What explains such a crazy range of P/E? In other words, how can Amazon be worth 173 years of its own profit when Google is worth only 29 years of its profit? For that matter, why would anyone even pay a price of 29 years’ worth of profit for any share of stock, let alone 336 years’ worth?
But the Analysts Are Wrong
The answer is that P/E ratios do not determine stock price but are simply an outcome of factors that drive the share price and the simplistic comparison of that price to earnings.
And what if a company has no earnings — or is even losing money and thus the “E” is a negative number? That may be a temporary situation in a single fiscal quarter, or it may be a multi-year issue. That’s often the case for biopharmaceutical companies that might report financial losses for five to 10 years before having a product that generates revenue and profit.
The real answer is “supply and demand.” If there are more buyers than sellers, the price of the asset is bid up, and if there are more sellers than buyers, the price drops. But what determines whether someone decides at that moment to buy or sell?
There is an underlying notion that buyers and sellers are rational, analytical, and methodical. They are not. It also assumes that all investors have the same underlying theory of what determines the value of a stock.
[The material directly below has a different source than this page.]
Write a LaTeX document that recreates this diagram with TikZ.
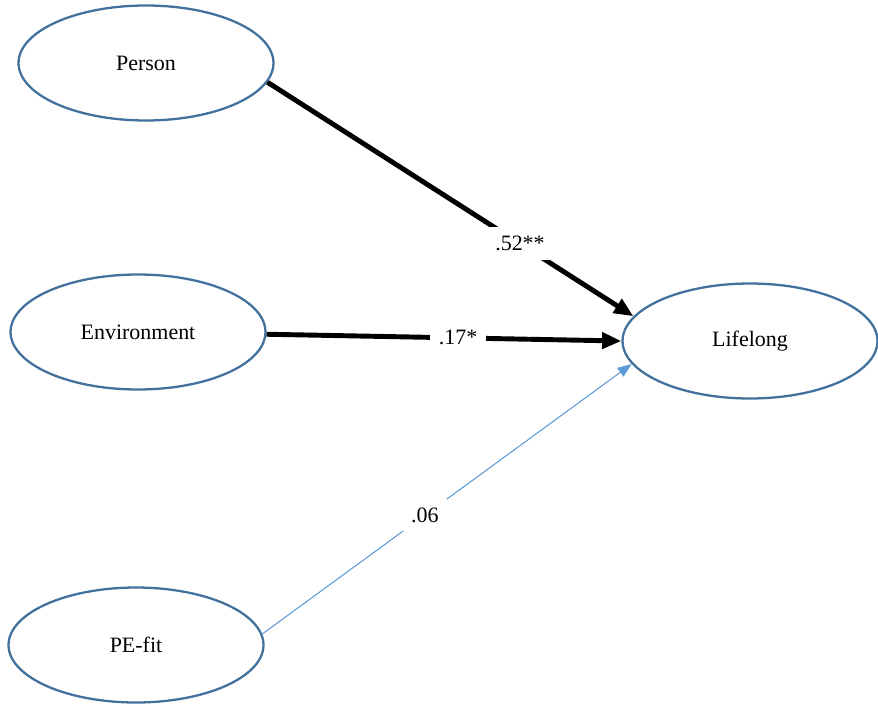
\documentclass[tikz,border=0pt]{standalone}
\usepackage{fontspec}
\setmainfont{Liberation Serif}
\usetikzlibrary{shapes.geometric, arrows.meta}
\definecolor{ovalblue}{RGB}{65,113,156}
\definecolor{pathblue}{RGB}{91,155,213}
\tikzset{
    construct/.style={ellipse, draw=ovalblue, line width=1.3pt, minimum width=5.1cm, minimum height=2.3cm, font=\fontsize{12.5}{14}\selectfont},
    strongpath/.style={line width=2.8pt, -{Triangle[length=11pt, width=9pt]}},
    weakpath/.style={line width=0.6pt, draw=pathblue, -{Triangle[length=8pt, width=6pt, fill=pathblue]}},
    coef/.style={fill=white, inner sep=5pt, font=\fontsize{12.5}{14}\selectfont}
}

\begin{document}
\begin{tikzpicture}[x=0.02cm, y=-0.02cm]
    \useasboundingbox (0,0) rectangle (878,706);

    % Draw the constructs
    \node[construct] (person) at (146,63) {Person};
    \node[construct] (environment) at (138,332) {Environment};
    \node[construct] (pefit) at (136,645) {PE-fit};
    \node[construct] (lifelong) at (750,341) {Lifelong};

    % Draw the paths with coefficients
    \draw[strongpath] (person.-9) -- node[coef, pos=0.69] {.52**} (lifelong.168);
    \draw[strongpath] (environment.-1) -- node[coef, pos=0.54] {.17*} (lifelong.west);
    \draw[weakpath] (pefit.5) -- node[coef, pos=0.44] {.06} (lifelong.191);
\end{tikzpicture}
\end{document}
They do not.
As I discussed in my article “How to Turn Bad News into Great Profits With Value Investing,” a single media headline or blog post can cause a sudden change in a stock’s price. Did everyone have time to do a rigorous revised financial analysis based on that headline or blog post and run that against their investment thesis? Of course not.
Reported Earnings Are a Choice
Before you put too much weight on the P/E ratio, be aware that the reported earnings of a company are primarily a choice, not a fact. A company can choose to report higher or lower earnings for a given fiscal quarter, or for years at a time, based on hundreds of decisions about how to use the accounting rules to achieve that outcome.
That hardly seems fair, but it’s the reality of accounting. It explains why most U.S. companies also report “non-GAAP” earnings (i.e., a calculation of profit that does not follow the rules of GAAP, the generally accepted accounting principles).
You also may hear reference to “free cash flow” — Amazon emphasizes that financial metric — and there is no official definition of how to calculate that.
We Are the “Price Takers”
So what determines a share price? Don’t tell anyone this, but it’s a pyramid scheme — I will buy a stock only if I think someone is later going to buy it from me at a higher price, and he or she will buy it from me only if they believe the same. This works great if you have an investment horizon of 20 or 30 years.
This logic doesn’t address the fact that a majority of the daily trading volume on U.S. stock exchanges is high-frequency trading — the buying and selling of shares of stock with the buy and sell of those trades occurring within one second or less of each other. This undermines the supply/demand theory.
Investors like you and me are “price takers,” as the economists would say. What we should do is read the various opinions about a stock’s price and then interpret those. We can’t assume that Google is underpriced at a P/E of 29 or that Netflix is overpriced at a P/E of 336. Though both might be true.